杜老师推出的 tensorRT从零起步高性能部署课程，之前有看过一遍，但是没有做笔记，很多东西也忘了。这次重新撸一遍，顺便记记笔记。

本次课程学习精简 CUDA 教程-使用 cuda 核函数加速 warpAffine

课程大纲可看下面的思维导图

在这里插入图片描述

1. warpAffine

warpAffine 主要解决图像的缩放和平移，它用来处理目标检测中常见的预处理行为

关于 warpAfiine 你需要知道：

warpAffine 是对图像做平移缩放旋转变换进行综合统一描述的方法
同时也是一个很容易实现的 cuda 并行加速算法
在深度学习领域通常需要做预处理，比如 CopyMakeBorder，RGB->BGR，减去均值除以标准差，BGRBGRBGR->BBBGGGRRR
# 正常预处理流程
img = cv2.resize(img)
img = cv2.copyMakeBorder(img)
img = cv2.cvtColor(img, BGR2RGB)
img = (img - mean) / std
img = img.transpose(2, 0, 1)[None]

# 一个warpAffine完成整个预处理
img = warpAffine(img)
如果使用 cuda 进行并行加速实现，那么可以对整个预处理都进行统一，并且性能贼好
由于 warpAffine 是标准的矩阵映射坐标，并且可逆，所以逆变换就是其变换矩阵的逆矩阵
对于缩放和平移的变换矩阵，其有效自由度为 3

2. warpAffine案例

关于 warpAffine 原理和更多细节请查看 YOLOv5推理详解及预处理高性能实现

2.1 导言

神经网络模型的输入一般是固定大小的，比如 640x640，但是我们都知道图片尺寸有大有小，怎么将图片大小转换成网络模型输入的大小呢？

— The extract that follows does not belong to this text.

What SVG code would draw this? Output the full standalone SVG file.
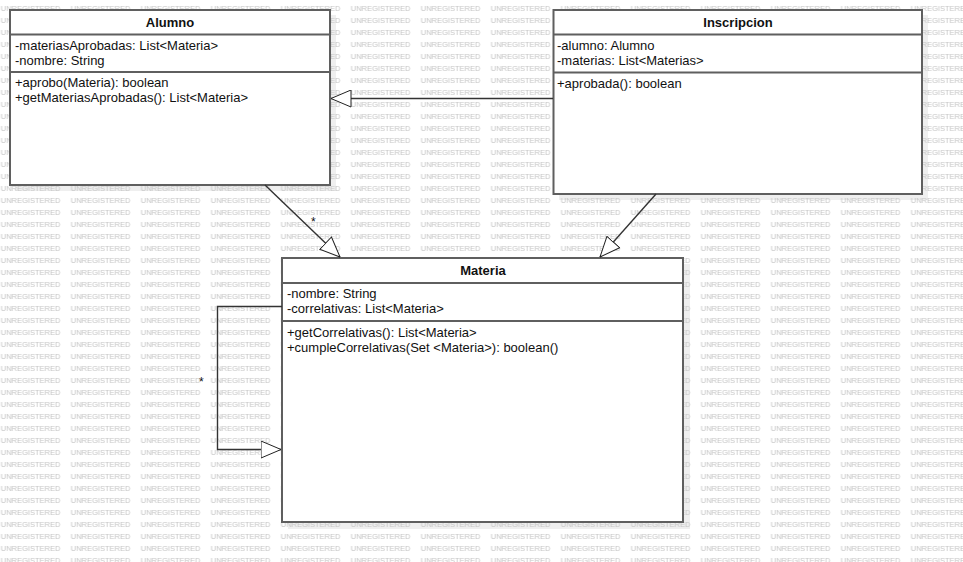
<svg xmlns="http://www.w3.org/2000/svg" width="963" height="562" viewBox="0 0 963 562">
<style>
.box{fill:#fff;stroke:#5f5f5f;stroke-width:2}
.sep{stroke:#5f5f5f;stroke-width:2}
.shadow{fill:#efefef}
.title{font-family:"Liberation Sans",Arial,sans-serif;font-size:13px;font-weight:bold;text-anchor:middle;fill:#111}
.txt{font-family:"Liberation Sans",Arial,sans-serif;font-size:13px;fill:#111}
.wm{font-family:"Liberation Sans",Arial,sans-serif;font-size:7.5px;fill:#c4c4c4}
.conn{fill:none;stroke:#333;stroke-width:1.4}
.mult{font-family:"Liberation Sans",Arial,sans-serif;font-size:12px;fill:#111}
</style>
<defs>
<pattern id="wmp" patternUnits="userSpaceOnUse" x="0.7" y="0" width="70" height="12">
<text class="wm" x="0" y="11.4">UNREGISTERED</text>
</pattern>
<marker id="tri" markerUnits="userSpaceOnUse" viewBox="0 0 21 18" refX="20.5" refY="9" markerWidth="21" markerHeight="18" orient="auto">
<path d="M0.5,0.5 L20.5,9 L0.5,17.5 Z" fill="#fff" stroke="#222" stroke-width="1"/>
</marker>
</defs>
<rect x="0" y="0" width="963" height="562" fill="#fff"/>
<g id="shadows">
<rect class="shadow" x="15" y="15" width="321" height="176"/>
<rect class="shadow" x="559" y="15" width="369" height="185"/>
<rect class="shadow" x="288" y="264" width="402" height="265"/>
</g>
<rect x="0" y="0" width="963" height="562" fill="url(#wmp)"/>
<g id="alumno">
<rect class="box" x="10" y="10" width="320" height="175"/>
<line class="sep" x1="10" y1="34.5" x2="330" y2="34.5"/>
<line class="sep" x1="10" y1="72" x2="330" y2="72"/>
<text class="title" x="170" y="27">Alumno</text>
<text class="txt" x="15" y="50">-materiasAprobadas: List&lt;Materia&gt;</text>
<text class="txt" x="15" y="65">-nombre: String</text>
<text class="txt" x="15" y="87">+aprobo(Materia): boolean</text>
<text class="txt" x="15" y="102">+getMateriasAprobadas(): List&lt;Materia&gt;</text>
</g>
<g id="inscripcion">
<rect class="box" x="553.5" y="10" width="368.5" height="184"/>
<line class="sep" x1="553.5" y1="34.5" x2="922" y2="34.5"/>
<line class="sep" x1="553.5" y1="72.5" x2="922" y2="72.5"/>
<text class="title" x="738" y="27">Inscripcion</text>
<text class="txt" x="557" y="50">-alumno: Alumno</text>
<text class="txt" x="557" y="65">-materias: List&lt;Materias&gt;</text>
<text class="txt" x="557" y="88">+aprobada(): boolean</text>
</g>
<g id="materia">
<rect class="box" x="282" y="258" width="401" height="264"/>
<line class="sep" x1="282" y1="283" x2="683" y2="283"/>
<line class="sep" x1="282" y1="321" x2="683" y2="321"/>
<text class="title" x="483" y="275">Materia</text>
<text class="txt" x="287" y="298">-nombre: String</text>
<text class="txt" x="287" y="313">-correlativas: List&lt;Materia&gt;</text>
<text class="txt" x="287" y="337">+getCorrelativas(): List&lt;Materia&gt;</text>
<text class="txt" x="287" y="352">+cumpleCorrelativas(Set &lt;Materia&gt;): boolean()</text>
</g>
<g id="connectors">
<line class="conn" x1="265" y1="185" x2="340" y2="257" marker-end="url(#tri)"/>
<line class="conn" x1="656" y1="194" x2="600" y2="257" marker-end="url(#tri)"/>
<line class="conn" x1="553" y1="98.5" x2="331" y2="98.5" marker-end="url(#tri)"/>
<polyline class="conn" points="282,306.5 217.5,306.5 217.5,449.5 281,449.5" marker-end="url(#tri)"/>
<text class="mult" x="311" y="226">*</text>
<text class="mult" x="199" y="386">*</text>
</g>
</svg>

在这里可以通过 warpaffine 来实现，warpaffine 的本质是对源图上的每一个像素点进行坐标变换，将源图上的像素点填充到目标图像上即可，而当目标图像通过坐标变换的逆变换即 $M^{-1}$ 去源图取值时，可能得出的坐标是非整数，无法进行取值，需要使用插值算法，整个预处理过程如下

在这里插入图片描述

图2-1 神经网络预处理过程

2.2 main函数

首先写一个 main 函数，用于实现总体框架，主要通过读取一张图像，经过预处理之后，保存下来，其代码如下

#include <cuda_runtime.h>
#include <opencv2/opencv.hpp>
#include <stdio.h>

using namespace cv;

#define min(a, b)   ((a) < (b) ? (a) : (b))
#define checkRuntime(op) __check_cuda_runtime((op), #op, __FILE__, __LINE__)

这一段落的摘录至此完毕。